| EXERCISE PROMPT |
Can you transcribe every line exactly and leave the pictures behind?

※ ※ ※

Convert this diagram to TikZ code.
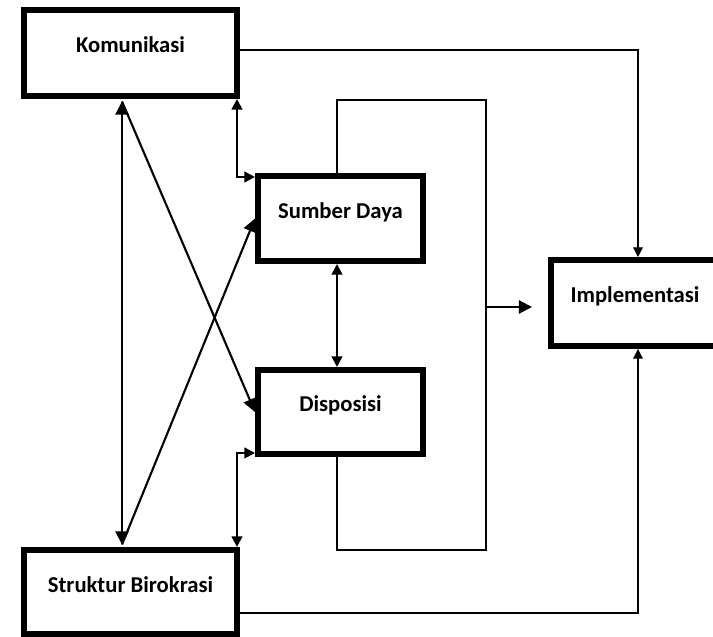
\documentclass[tikz,border=0pt]{standalone}
\usepackage{fontspec}
\setmainfont{Carlito}
\usetikzlibrary{arrows.meta}
\begin{document}
\begin{tikzpicture}[>={Triangle[length=7.5pt,width=7.5pt]}]
\tikzset{boite/.style={draw, line width=3.4pt, font=\fontsize{12.9}{15}\selectfont\bfseries, text height=0.35cm, text depth=0.35cm},
fleche/.style={line width=1.2pt},
petite/.style={line width=1.2pt, >={Triangle[length=6pt,width=6pt]}},
fil/.style={line width=0.7pt, >={Triangle[length=5.5pt,width=5.5pt]}}}
\useasboundingbox (0, 0) rectangle (14.26, -12.74);
\clip (0, 0) rectangle (14.26, -12.74);
\node[boite, minimum width=4.26cm, minimum height=1.72cm] (K) at (2.61, -1.06) {Komunikasi};
\node[boite, minimum width=3.3cm, minimum height=1.7cm] (SD) at (6.81, -4.37) {Sumber Daya};
\node[boite, minimum width=3.3cm, minimum height=1.68cm] (D) at (6.81, -8.24) {Disposisi};
\node[boite, minimum width=3.36cm, minimum height=1.72cm] (I) at (12.7, -6.06) {Implementasi};
\node[boite, minimum width=4.26cm, minimum height=1.68cm] (SB) at (2.61, -11.84) {Struktur Birokrasi};
\coordinate (haut) at (9.72, -2.0);
\coordinate (bas) at (9.72, -11.0);
\coordinate (milieu) at (9.72, -6.14);
\draw[fleche, <->] ([xshift=-0.17cm, yshift=-0.05cm]K.south) -- ([xshift=-0.17cm, yshift=0.05cm]SB.north);
\draw[fleche, ->] ([xshift=-0.17cm, yshift=-0.05cm]K.south) -- (D.west);
\draw[fleche, ->] ([xshift=-0.17cm, yshift=0.05cm]SB.north) -- (SD.west);
\draw[petite, <->] ([xshift=-0.06cm]K.south east) |- ([yshift=-0.08cm]SD.north west);
\draw[petite, <->] ([yshift=0.08cm]D.south west) -| ([xshift=-0.06cm]SB.north east);
\draw[petite, <->] ([xshift=-0.07cm]SD.south) -- ([xshift=-0.07cm]D.north);
\draw[fil] ([xshift=-0.07cm]SD.north) |- (haut) -- (bas) -| ([xshift=-0.07cm]D.south);
\draw[fleche, ->, shorten >=0.32cm] (milieu) -- (milieu -| I.west);
\draw[fil, ->] ([yshift=0.06cm]K.east) -| ([xshift=0.06cm]I.north);
\draw[fil, ->] ([yshift=-0.42cm]SB.east) -| ([xshift=0.06cm]I.south);
\end{tikzpicture}
\end{document}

※ ※ ※

| THE COMPLETED TASK |
Convert this diagram to TikZ code.
\documentclass[tikz,border=0pt]{standalone}
\usepackage{fontspec}
\setmainfont{Carlito}
\usetikzlibrary{arrows.meta}
\begin{document}
\begin{tikzpicture}[>={Triangle[length=7.5pt,width=7.5pt]}]
\tikzset{boite/.style={draw, line width=3.4pt, font=\fontsize{12.9}{15}\selectfont\bfseries, text height=0.35cm, text depth=0.35cm},
fleche/.style={line width=1.2pt},
petite/.style={line width=1.2pt, >={Triangle[length=6pt,width=6pt]}},
fil/.style={line width=0.7pt, >={Triangle[length=5.5pt,width=5.5pt]}}}
\useasboundingbox (0, 0) rectangle (14.26, -12.74);
\clip (0, 0) rectangle (14.26, -12.74);
\node[boite, minimum width=4.26cm, minimum height=1.72cm] (K) at (2.61, -1.06) {Komunikasi};
\node[boite, minimum width=3.3cm, minimum height=1.7cm] (SD) at (6.81, -4.37) {Sumber Daya};
\node[boite, minimum width=3.3cm, minimum height=1.68cm] (D) at (6.81, -8.24) {Disposisi};
\node[boite, minimum width=3.36cm, minimum height=1.72cm] (I) at (12.7, -6.06) {Implementasi};
\node[boite, minimum width=4.26cm, minimum height=1.68cm] (SB) at (2.61, -11.84) {Struktur Birokrasi};
\coordinate (haut) at (9.72, -2.0);
\coordinate (bas) at (9.72, -11.0);
\coordinate (milieu) at (9.72, -6.14);
\draw[fleche, <->] ([xshift=-0.17cm, yshift=-0.05cm]K.south) -- ([xshift=-0.17cm, yshift=0.05cm]SB.north);
\draw[fleche, ->] ([xshift=-0.17cm, yshift=-0.05cm]K.south) -- (D.west);
\draw[fleche, ->] ([xshift=-0.17cm, yshift=0.05cm]SB.north) -- (SD.west);
\draw[petite, <->] ([xshift=-0.06cm]K.south east) |- ([yshift=-0.08cm]SD.north west);
\draw[petite, <->] ([yshift=0.08cm]D.south west) -| ([xshift=-0.06cm]SB.north east);
\draw[petite, <->] ([xshift=-0.07cm]SD.south) -- ([xshift=-0.07cm]D.north);
\draw[fil] ([xshift=-0.07cm]SD.north) |- (haut) -- (bas) -| ([xshift=-0.07cm]D.south);
\draw[fleche, ->, shorten >=0.32cm] (milieu) -- (milieu -| I.west);
\draw[fil, ->] ([yshift=0.06cm]K.east) -| ([xshift=0.06cm]I.north);
\draw[fil, ->] ([yshift=-0.42cm]SB.east) -| ([xshift=0.06cm]I.south);
\end{tikzpicture}
\end{document}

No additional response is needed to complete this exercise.